> DIRECTIONS
Each line of the material must be repeated precisely, with the pictures left out.

==*==

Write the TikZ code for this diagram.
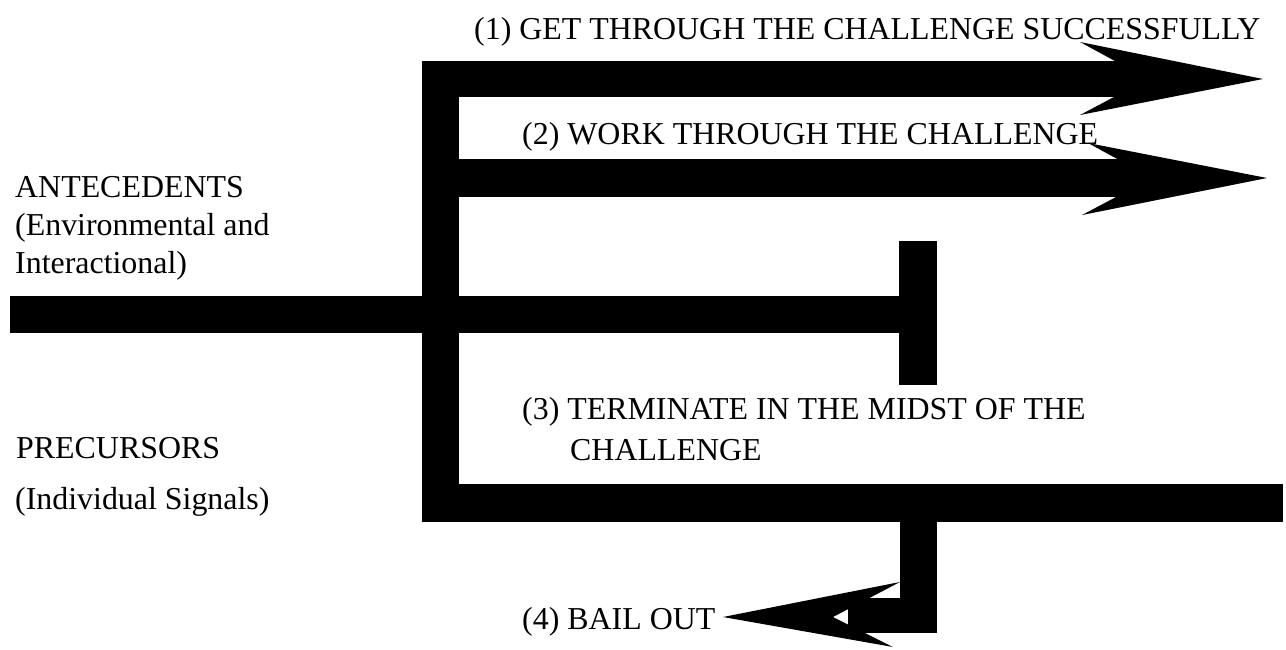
\documentclass[tikz,border=0pt]{standalone}
\usepackage{fontspec}
\setmainfont{Liberation Serif}
\begin{document}
\begin{tikzpicture}[x=1pt,y=-1pt,
  lbl/.style={anchor=base west,inner sep=0pt,font=\fontsize{31.9}{38}\selectfont},
  bar/.style={fill=black,draw=none}]
\useasboundingbox (0,0) rectangle (1286,649);
\fill[white] (0,0) rectangle (1286,649);
% vertical trunk
\fill[bar] (422,61) rectangle (459,522);
% branch 1
\fill[bar] (422,61) rectangle (1150,97);
\fill[bar] (1080,42) -- (1263,79) -- (1080,115) -- (1148,79) -- cycle;
% branch 2
\fill[bar] (459,159) rectangle (1152,197);
\fill[bar] (1088,143) -- (1267,178) -- (1082,215) -- (1152,178) -- cycle;
% input line and terminating bar
\fill[bar] (10,296) rectangle (899,333);
\fill[bar] (899,241) rectangle (937,385);
% bottom branch
\fill[bar] (422,484) rectangle (1283,522);
\fill[bar] (900,520) rectangle (937,633);
\fill[bar] (848,598) rectangle (937,633);
\fill[bar] (900,582) -- (723,617) -- (893,647) -- (833,617) -- cycle;
% labels
\node[lbl] (t1) at (474,39) {(1) GET THROUGH THE CHALLENGE SUCCESSFULLY};
\node[lbl] (t2) at (522,144) {(2) WORK THROUGH THE CHALLENGE};
\node[lbl] (a1) at (15,197) {ANTECEDENTS};
\node[lbl] (a2) at (15,235) {(Environmental and};
\node[lbl] (a3) at (15,273) {Interactional)};
\node[lbl] (t3) at (522,419) {(3) TERMINATE IN THE MIDST OF THE};
\node[lbl] (t3b) at (570,460) {CHALLENGE};
\node[lbl] (p1) at (16,458) {PRECURSORS};
\node[lbl] (p2) at (15,509) {(Individual Signals)};
\node[lbl] (t4) at (522,629) {(4) BAIL OUT};
\end{tikzpicture}
\end{document}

==*==

> FINISHED TASK
Write the TikZ code for this diagram.
\documentclass[tikz,border=0pt]{standalone}
\usepackage{fontspec}
\setmainfont{Liberation Serif}
\begin{document}
\begin{tikzpicture}[x=1pt,y=-1pt,
  lbl/.style={anchor=base west,inner sep=0pt,font=\fontsize{31.9}{38}\selectfont},
  bar/.style={fill=black,draw=none}]
\useasboundingbox (0,0) rectangle (1286,649);
\fill[white] (0,0) rectangle (1286,649);
% vertical trunk
\fill[bar] (422,61) rectangle (459,522);
% branch 1
\fill[bar] (422,61) rectangle (1150,97);
\fill[bar] (1080,42) -- (1263,79) -- (1080,115) -- (1148,79) -- cycle;
% branch 2
\fill[bar] (459,159) rectangle (1152,197);
\fill[bar] (1088,143) -- (1267,178) -- (1082,215) -- (1152,178) -- cycle;
% input line and terminating bar
\fill[bar] (10,296) rectangle (899,333);
\fill[bar] (899,241) rectangle (937,385);
% bottom branch
\fill[bar] (422,484) rectangle (1283,522);
\fill[bar] (900,520) rectangle (937,633);
\fill[bar] (848,598) rectangle (937,633);
\fill[bar] (900,582) -- (723,617) -- (893,647) -- (833,617) -- cycle;
% labels
\node[lbl] (t1) at (474,39) {(1) GET THROUGH THE CHALLENGE SUCCESSFULLY};
\node[lbl] (t2) at (522,144) {(2) WORK THROUGH THE CHALLENGE};
\node[lbl] (a1) at (15,197) {ANTECEDENTS};
\node[lbl] (a2) at (15,235) {(Environmental and};
\node[lbl] (a3) at (15,273) {Interactional)};
\node[lbl] (t3) at (522,419) {(3) TERMINATE IN THE MIDST OF THE};
\node[lbl] (t3b) at (570,460) {CHALLENGE};
\node[lbl] (p1) at (16,458) {PRECURSORS};
\node[lbl] (p2) at (15,509) {(Individual Signals)};
\node[lbl] (t4) at (522,629) {(4) BAIL OUT};
\end{tikzpicture}
\end{document}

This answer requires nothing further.